To ensure market access and consumer safety, prioritize fabrics that meet OEKO-TEX Standard 100 for chemical safety. If your brand focuses on sustainability, look for GOTS (Global Organic Textile Standard) or GRS (Global Recycled Standard) certifications, especially for recycled denim. For the US market, ensure compliance with CPSIA regarding lead content in dyes, and for the EU, ensure adherence to REACH regulations.
Stock fabric often comes from overproduction or cancelled orders, so it is vital to ask for the reason for stock. Request a grading report to ensure the fabric is Grade A (no major defects) rather than Grade B (containing holes, color shading, or weaving flaws). Ask for the batch consistency; stock lots can sometimes have color variations (listing/shading) between different rolls, which can ruin a production run if not managed.
Conduct a Crocking Test (Color Fastness to Rubbing) to see how much indigo transfers, as well as Tensile and Tear Strength tests to ensure the fabric won't rip under stress. For stretch denim, the Recovery Rate is critical; the fabric must return to its original shape after stretching to avoid 'baggy knees' in finished garments. Always request a 1-2 yard sample to perform a wash test before committing to the entire lot.
The biggest risk is quantity and quality discrepancy. Stock lots are often 'sold as seen' and move quickly. To mitigate this, use third-party inspection services (like SGS or Intertek) to verify the total yardage and defect rate before the final payment. Ensure your contract specifies a maximum allowable defect percentage (usually 3-5%).
Since stock fabric is already produced, suppliers are often motivated by liquidation speed. You can negotiate a significant discount (20-40% off fresh order prices) if you take the entire remaining lot (Take-all price). However, always link the final payment to a successful loading inspection to ensure the supplier doesn't swap high-quality rolls with inferior ones at the last minute.

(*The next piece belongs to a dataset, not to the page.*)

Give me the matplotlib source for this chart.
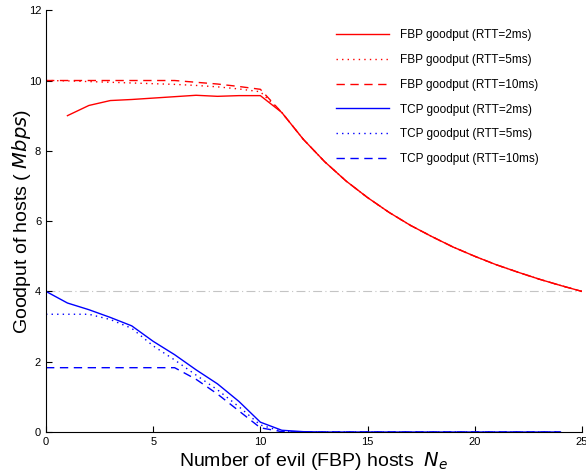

Denim is heavy and high-volume. For cost-efficiency, FOB (Free On Board) is recommended so you can control the sea freight costs. Ensure the supplier uses strong PVC inner tubes and double-layer waterproof plastic wrapping for each roll to prevent moisture damage and 'mildew' during long-distance ocean transit. For large volumes, Full Container Load (FCL) is much safer and more economical than LCL to prevent crushing.
Always use secure payment methods such as Letters of Credit (L/C) for large amounts or Escrow services provided by reputable platforms. On Made-in-China.com, look for Audited Suppliers who have undergone on-site verification. Avoid transferring full payments to private bank accounts; always use the official corporate account listed on the verified supplier profile.